Moving on, Adobe GenStudio got a serious upgrade. This end-to-end content machine—planning, creating, managing, measuring is claimed to now run smoother and faster. New APIs and custom models let brands crank out tailored assets fast. A product demo impressed: make one video, Gen Studio will 'read' the text, reformat to specific requirements, then spit out the video in several different languages. Arthur C Clarke would be impressed; after all, he did say any sufficiently advanced technology is indistinguishable from magic.

Firefly Services and Custom Models stepped up a notch. These generative AI tools help produce visuals and videos quicker, with 'brand safety' locked in; you're not plagiarising anyone, as it draws on licensed content. New APIs like Translate and Lip Sync turn spoken dialogue into any language, while Reframe tweaks videos for every platform. Custom Models keep it all on-brand, and the Substance 3D API (still in beta) blends 3D objects with AI-generated backgrounds, cutting production time, and moving marketing departments to the mass personalisation pursued by the likes of the Coca Cola Company.

Capping it off is Brand Concierge, a new app that plays traffic cop for AI agents across Adobe and third-party systems. It keeps campaigns tight and consistent no matter how many bots are in the mix.

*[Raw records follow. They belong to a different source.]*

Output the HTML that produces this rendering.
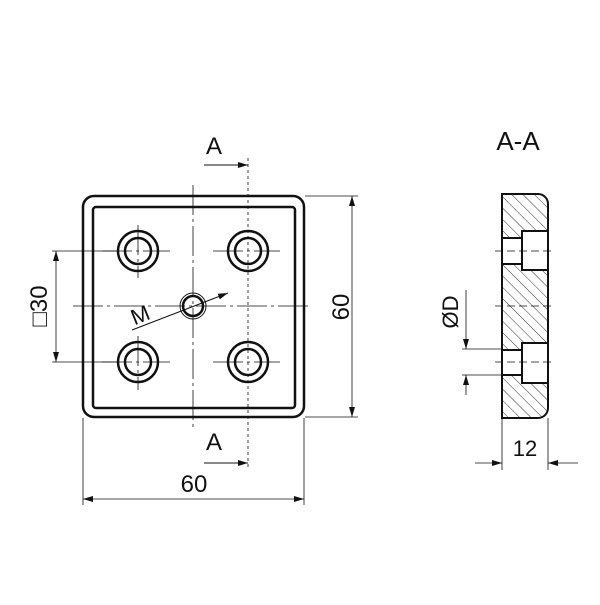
<!DOCTYPE html>
<html><head><style>body{margin:0;background:#fff}</style></head><body>
<svg width="600" height="600" viewBox="0 0 600 600" xmlns="http://www.w3.org/2000/svg" font-family="Liberation Sans, sans-serif">
<defs>
<marker id="ar" viewBox="0 0 10 6" refX="10" refY="3" markerWidth="10" markerHeight="6" orient="auto-start-reverse" markerUnits="userSpaceOnUse"><path d="M0,0L10,3L0,6z" fill="#111"/></marker>
<pattern id="h" width="8" height="8" patternUnits="userSpaceOnUse" patternTransform="rotate(-45)"><line x1="0" y1="0" x2="0" y2="8" stroke="#333" stroke-width="1"/></pattern>
</defs>
<g fill="none" stroke="#111">
<rect x="83" y="196" width="221" height="221" rx="11" stroke-width="2.5"/>
<rect x="93" y="207" width="202" height="201" rx="3" stroke-width="2.5"/>
<g stroke-width="0.8" stroke-dasharray="30,4,3,4">
<line x1="193" y1="185" x2="193" y2="430"/>
<line x1="73" y1="306" x2="310" y2="306"/>
<line x1="102" y1="251" x2="170" y2="251"/><line x1="102" y1="362" x2="170" y2="362"/>
<line x1="213" y1="251" x2="280" y2="251"/><line x1="213" y1="362" x2="280" y2="362"/>
<line x1="138" y1="225" x2="138" y2="278"/><line x1="138" y1="336" x2="138" y2="390"/>
</g>
<line x1="248" y1="158" x2="248" y2="470" stroke-width="0.8" stroke-dasharray="3,3"/>
<g stroke-width="2.5">
<circle cx="138" cy="251" r="20"/><circle cx="138" cy="251" r="13"/>
<circle cx="248" cy="251" r="20"/><circle cx="248" cy="251" r="13"/>
<circle cx="138" cy="362" r="20"/><circle cx="138" cy="362" r="13"/>
<circle cx="248" cy="362" r="20"/><circle cx="248" cy="362" r="13"/>
<circle cx="193" cy="306" r="10"/>
</g>
<circle cx="193" cy="306" r="13" stroke-width="1"/>
<line x1="132" y1="330" x2="228" y2="293" stroke-width="1" marker-end="url(#ar)"/>
<g stroke-width="0.8">
<line x1="305" y1="196" x2="358" y2="196"/><line x1="305" y1="417" x2="358" y2="417"/>
<line x1="352" y1="196" x2="352" y2="417" marker-start="url(#ar)" marker-end="url(#ar)"/>
<line x1="83" y1="418" x2="83" y2="505"/><line x1="304" y1="418" x2="304" y2="505"/>
<line x1="83" y1="499" x2="304" y2="499" marker-start="url(#ar)" marker-end="url(#ar)"/>
<line x1="52" y1="251" x2="118" y2="251"/><line x1="52" y1="362" x2="118" y2="362"/>
<line x1="56" y1="251" x2="56" y2="362" marker-start="url(#ar)" marker-end="url(#ar)"/>
<line x1="204" y1="165" x2="248" y2="165" marker-end="url(#ar)" stroke-width="1"/>
<line x1="204" y1="463" x2="248" y2="463" marker-end="url(#ar)" stroke-width="1"/>
</g>
<path d="M502,194 H538 A10,10 0 0 1 548,204 V408 A10,10 0 0 1 538,418 H502 Z" fill="url(#h)" stroke="none"/>
<rect x="502" y="238" width="20" height="26" fill="#fff" stroke="none"/>
<rect x="522" y="231" width="26" height="39" fill="#fff" stroke="none"/>
<rect x="502" y="350" width="20" height="25" fill="#fff" stroke="none"/>
<rect x="522" y="343" width="26" height="40" fill="#fff" stroke="none"/>
<path d="M502,194 H538 A10,10 0 0 1 548,204 V408 A10,10 0 0 1 538,418 H502 Z" stroke-width="2"/>
<path d="M502,238 H522 V231 H548 M548,270 H522 V264 H502 M502,350 H522 V343 H548 M548,383 H522 V375 H502 M522,238 V264 M522,350 V375" stroke-width="2"/>
<g stroke-width="0.8" stroke-dasharray="8,4">
<line x1="495" y1="251" x2="555" y2="251"/><line x1="495" y1="306" x2="555" y2="306"/><line x1="495" y1="362" x2="555" y2="362"/>
</g>
<g stroke-width="0.8">
<line x1="462" y1="349" x2="502" y2="349"/><line x1="462" y1="375" x2="502" y2="375"/>
<line x1="466" y1="290" x2="466" y2="349" marker-end="url(#ar)"/>
<line x1="466" y1="395" x2="466" y2="375" marker-end="url(#ar)"/>
<line x1="502" y1="418" x2="502" y2="470"/><line x1="548" y1="418" x2="548" y2="470"/>
<line x1="475" y1="463" x2="502" y2="463" marker-end="url(#ar)"/>
<line x1="578" y1="463" x2="548" y2="463" marker-end="url(#ar)"/>
</g>
</g>
<g fill="#111" font-size="24">
<text x="206" y="154">A</text>
<text x="206" y="450">A</text>
<text x="194" y="492" text-anchor="middle">60</text>
<text transform="translate(349,307) rotate(-90)" text-anchor="middle">60</text>
<text transform="translate(47,306) rotate(-90)" text-anchor="middle">□30</text>
<text transform="translate(143,322) rotate(-22)" font-size="22" text-anchor="middle">M</text>
<text x="518" y="150" text-anchor="middle" font-size="26">A-A</text>
<text x="525" y="456" text-anchor="middle" font-size="22">12</text>
<text transform="translate(458,312) rotate(-90)" text-anchor="middle" font-size="22">ØD</text>
</g>
</svg>
</body></html>
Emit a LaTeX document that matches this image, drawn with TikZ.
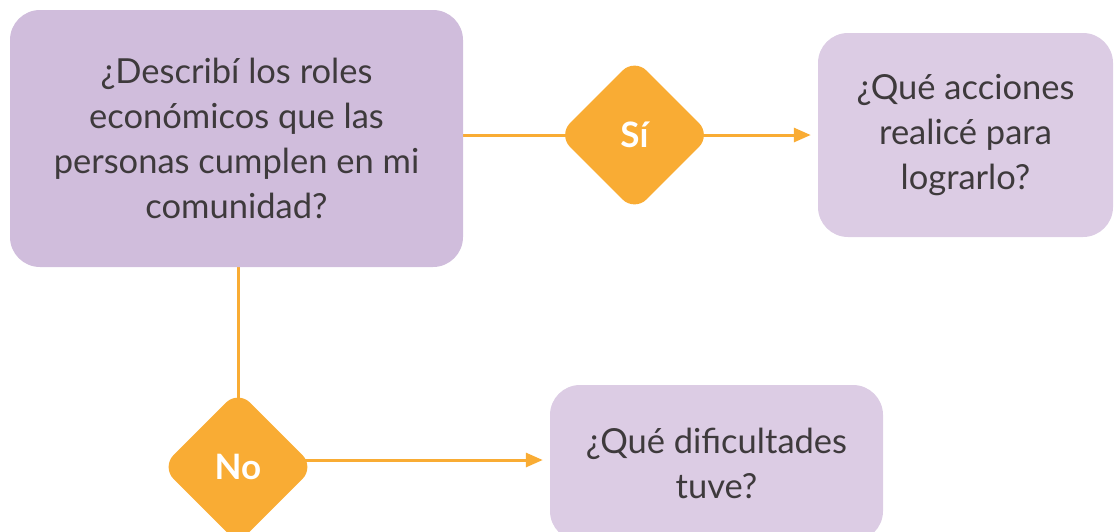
\documentclass[tikz,border=0pt]{standalone}
\usepackage{fontspec}
\setmainfont{Lato}
\usetikzlibrary{shapes.geometric,arrows.meta,backgrounds}
\definecolor{mainfill}{HTML}{D0BDDC}
\definecolor{lightfill}{HTML}{DCCCE4}
\definecolor{orng}{HTML}{F9AC34}
\definecolor{txt}{HTML}{3E3A3C}
\tikzset{
  qbox/.style={rectangle, rounded corners=30pt, draw=none, align=center, text=txt,
    font=\fontsize{34.5pt}{45pt}\selectfont, inner sep=0pt},
  decision/.style={diamond, aspect=1, fill=orng, rounded corners=17pt, minimum width=153pt,
    minimum height=153pt, inner sep=0pt, text=white, font=\fontsize{35pt}{40pt}\selectfont\bfseries},
  conn/.style={draw=orng, line width=3pt},
  arr/.style={conn, -{Triangle[length=17pt,width=14pt]}}
}
\begin{document}
\begin{tikzpicture}
\useasboundingbox (0pt,0pt) rectangle (1118pt,-531pt);
\clip (0pt,0pt) rectangle (1118pt,-531pt);
\node[qbox, fill=mainfill, minimum width=453pt, minimum height=257pt] (main) at (236.5pt,-138.5pt)
  {¿Describí los roles\\económicos que las\\personas cumplen en mi\\comunidad?};
\node[qbox, fill=lightfill, minimum width=295pt, minimum height=204pt] (right) at (965.5pt,-135pt)
  {¿Qué acciones\\realicé para\\lograrlo?};
\node[qbox, fill=lightfill, minimum width=333pt, minimum height=156pt] (bot) at (716.5pt,-463pt)
  {¿Qué dificultades\\tuve?};
\node[decision] (si) at (634.5pt,-135pt) {Sí};
\node[decision] (no) at (238pt,-467pt) {No};
\begin{scope}[on background layer]
\draw[conn] (main.east |- si.center) -- (si.center);
\draw[arr, shorten >=7pt] (si.center) -- (right.west);
\draw[conn] (no.center |- main.south) -- (no.center);
\draw[arr, shorten >=7pt] ([yshift=7pt]no.center) -- ([yshift=7pt]no.center -| bot.west);
\end{scope}
\end{tikzpicture}
\end{document}
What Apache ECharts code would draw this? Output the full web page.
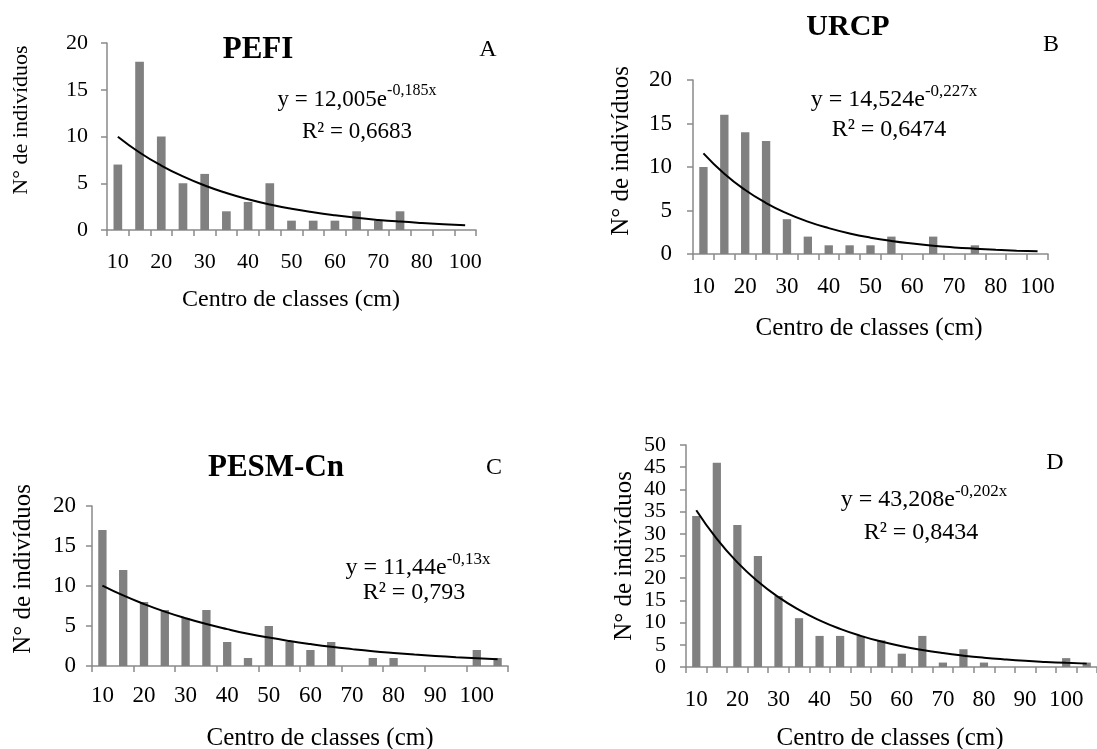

The vibe at Summit? Electric. These tools aren't just tweaks—they're a leap. Seeing these tools in action reminds one of the point of AI: nobody likes drudgery, like manually dubbing a video or changing the aspect ratio so it fits on mobiles, or managing brand consistency across a global business. As demonstrated, those are problems of the past. But do bear in mind, as demonstrated typically cannot account for the messy reality of your IT estate.

There is, however, a wee kicker. Asked if they are using these tools in their marketing department, the highly capable person replied "Nope, not really down with all this tech stuff."